Fuel Frustrations: Do You Need A Fuel Stabilizer for the Winter?

Is it really necessary to add a fuel stabilizer like STA-BIL to the fuel tanks of gasoline-powered engines that won’t be used over the winter?

fuel stabilizer
fuel stabilizer
(Lori Hays, Farm Journal)

Is it really necessary to add a fuel stabilizer like STA-BIL to the fuel tanks of gasoline-powered engines that won’t be used over the winter?

According to Zach Santner, petrochemical engineer with Sunoco, fuel stabilizers help gasoline engines start easily after storage.

“When you’re starting a cold engine,” says Santner, “you need very volatile, very flammable vapors in the combustion chamber to get it to fire. Once the engine is running and warmed up, the heat of the engine vaporizes less-volatile portions of the gasoline and keeps it running.”

The problem is those highly volatile, easily ignited vapors are like the fizz in a bottle of Coke. Every time a bottle of Coke is opened, some of the fizz escapes, until eventually the Coke goes “flat.”

Vented gas tanks lose their flammable “fizz” when they “breathe.” On a warm day, liquid gasoline in a tank expands slightly and gas fumes above the liquid are pushed out into the atmosphere. During a cold night, the liquid gasoline contracts and air is sucked into the tank. Eventually, over a month or two of inhaling and exhaling, the most flammable vapors have escaped to the atmosphere.

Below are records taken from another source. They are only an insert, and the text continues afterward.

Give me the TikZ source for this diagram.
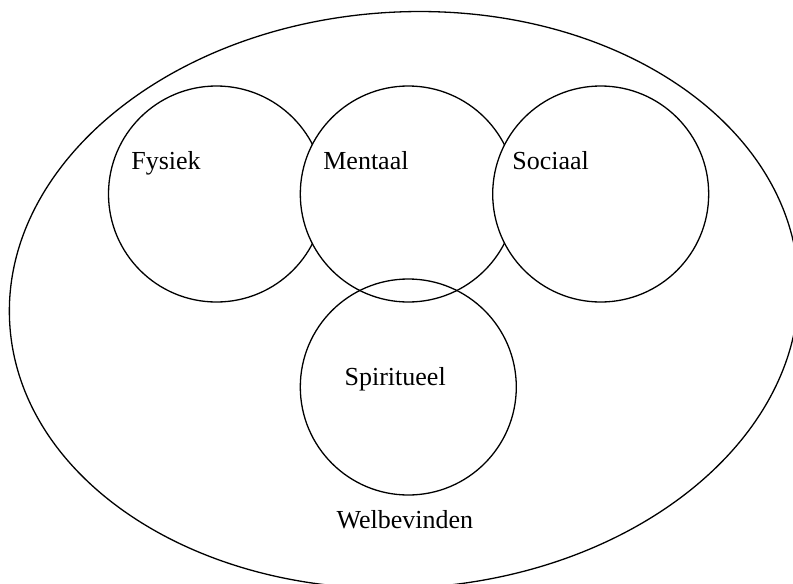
\documentclass[tikz,border=0pt]{standalone}
\usepackage{fontspec}
\setmainfont{Liberation Serif}
\usepackage{tikz}
\usetikzlibrary{positioning, shapes.geometric}

\begin{document}
\begin{tikzpicture}[
    x=1pt, y=-1pt,
    font=\fontsize{26pt}{30pt}\selectfont,
    line width=1.3pt,
    area/.style={
        draw,
        circle,
        inner sep=0pt,
        minimum size=216pt
    },
    covered/.style={
        area,
        fill=white
    },
    lbl/.style={
        inner sep=0pt,
        anchor=base west
    }
]
\useasboundingbox (0,0) rectangle (793,584);

% Outer boundary
\node[draw, ellipse, inner sep=0pt, minimum width=790pt, minimum height=576pt, rotate=3.5] (geheel) at (404,300) {};

% Top row
\node[covered] (fysiek) at (216.5,194) {};
\node[covered] (mentaal) at (408.3,194) {};
\node[covered] (sociaal) at (600.7,194) {};

% Bottom circle
\node[area] (spiritueel) at (408.3,387) {};

% Labels
\node[lbl] (fysiektxt) at (130.7,169) {Fysiek};
\node[lbl] (mentaaltxt) at (322.7,169) {Mentaal};
\node[lbl] (sociaaltxt) at (511.7,169) {Sociaal};
\node[lbl] (spiritueeltxt) at (344,385) {Spiritueel};
\node[lbl] (welbevinden) at (336,528) {Welbevinden};

\end{tikzpicture}
\end{document}
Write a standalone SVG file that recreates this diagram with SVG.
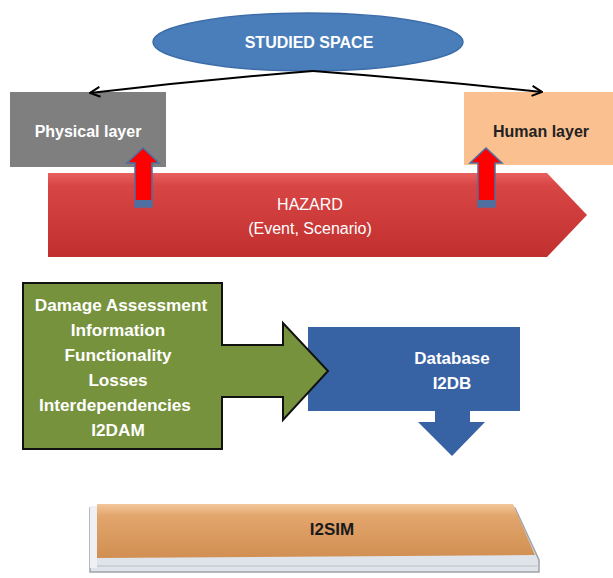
<svg xmlns="http://www.w3.org/2000/svg" width="613" height="578" viewBox="0 0 613 578">
<defs>
<style>
.t{font-family:"Liberation Sans",Arial,sans-serif;text-anchor:middle}
.b{font-weight:bold}
.w{fill:#ffffff}
.conn{fill:none;stroke:#000;stroke-width:2}
</style>
<marker id="open" viewBox="0 0 12 12" refX="11" refY="6" markerWidth="12" markerHeight="12" markerUnits="userSpaceOnUse" orient="auto">
<path d="M1,1 L11,6 L1,11" fill="none" stroke="#000" stroke-width="2"/>
</marker>
<linearGradient id="red" x1="0" y1="0" x2="0" y2="1">
<stop offset="0" stop-color="#e86060"/>
<stop offset="0.15" stop-color="#d84545"/>
<stop offset="1" stop-color="#c0302e"/>
</linearGradient>
<linearGradient id="tan" x1="0" y1="0" x2="0" y2="1">
<stop offset="0" stop-color="#f2c79a"/>
<stop offset="0.22" stop-color="#e2a56c"/>
<stop offset="1" stop-color="#d18f52"/>
</linearGradient>
</defs>
<rect width="613" height="578" fill="#ffffff"/>

<g id="studied-space">
<ellipse cx="308" cy="42" rx="155" ry="29" fill="#4a7ebb" stroke="#3d6da8" stroke-width="1.5"/>
<text class="t b w" x="309" y="48" font-size="16">STUDIED SPACE</text>
</g>

<g id="physical-layer">
<rect x="10" y="92" width="156" height="75" fill="#7f7f7f"/>
<text class="t b w" x="88" y="137" font-size="16">Physical layer</text>
</g>

<g id="human-layer">
<rect x="464" y="92" width="149" height="73" fill="#fac08f"/>
<text class="t b" x="541" y="137" font-size="16" fill="#222">Human layer</text>
</g>

<g id="hazard">
<polygon points="48,173 547,173 587,215 547,257 48,257" fill="url(#red)"/>
<text class="t w" x="310" y="210" font-size="16">HAZARD</text>
<text class="t w" x="310" y="234" font-size="16">(Event, Scenario)</text>
</g>

<g id="i2db">
<rect x="308" y="327" width="212" height="84" fill="#3762a4"/>
<polygon points="435,411 470,411 470,422 485,422 452,456 418,422 435,422" fill="#3762a4"/>
<text class="t b w" x="452" y="364" font-size="17">Database</text>
<text class="t b w" x="452" y="389" font-size="17">I2DB</text>
</g>

<g id="i2dam">
<path d="M23,283 H222 V345 H283 V323 L328,371 L283,420 V397 H222 V449 H23 Z" fill="#76923c" stroke="#111" stroke-width="2" stroke-linejoin="miter"/>
<g class="t b w" font-size="17.2">
<text x="121" y="311">Damage Assessment</text>
<text x="118" y="336">Information</text>
<text x="118" y="361">Functionality</text>
<text x="118" y="386">Losses</text>
<text x="115" y="411">Interdependencies</text>
<text x="118" y="436">I2DAM</text>
</g>
</g>

<g id="i2sim">
<polygon points="90,508 515,508 539,560 539,572 90,572" fill="#dfe4ea" stroke="#9ea3aa" stroke-width="1.5"/>
<line x1="93" y1="566" x2="537" y2="566" stroke="#b9bec6" stroke-width="1"/>
<polygon points="97,504 513,504 535,555 97,558" fill="url(#tan)"/>
<rect x="90" y="506" width="7" height="62" fill="#eef0f3"/>
<text class="t b" x="332" y="535" font-size="17" fill="#1a1a1a">I2SIM</text>
</g>

<g id="up-arrows">
<polygon points="135,207 135,163 127,163 143,148 159,163 152,163 152,207" fill="#ff0000" stroke="#4f6fa0" stroke-width="1.5"/>
<rect x="135" y="200" width="17" height="7" fill="#4f6fa0"/>
<polygon points="478,207 478,163 470,163 486,148 502,163 495,163 495,207" fill="#ff0000" stroke="#4f6fa0" stroke-width="1.5"/>
<rect x="478" y="200" width="17" height="7" fill="#4f6fa0"/>
</g>

<g id="connectors">
<path class="conn" d="M313,71 Q200,80 90,93" marker-end="url(#open)"/>
<path class="conn" d="M313,71 Q430,80 542,92" marker-end="url(#open)"/>
</g>
</svg>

So when it’s time to start the small engine after long storage, the first fuel atomized into the combustion chamber isn’t as flammable as you’d like it to be. It runs fine once it’s started because the old fuel burns good after the engine is warmed up enough to volatilize the stale fuel on its own.

REALLY stale gasoline can lead to a secondary problem with small engines stored without fuel stabilizer. In small areas like carburetor needle jets and float bowls, liquid gasoline evaporates away over time. The residue left behind is a gummy, varnish-lacquer that plugs jets and orifices. If a small engine starts hard and then runs poorly, fresh fuel can sometimes flush away that gummy residue.

Sea Foam carb cleaner or other fuel additives can sometimes dissolve those residues, but badly gummed carburetors need disassembly, cleaning and a tank of clean fuel.

So, yes, it’s worth my time in the fall to wander around adding fuel stabilizer to the tanks of my small engines. A few minutes now is better than a few hours cleaning carbs next spring.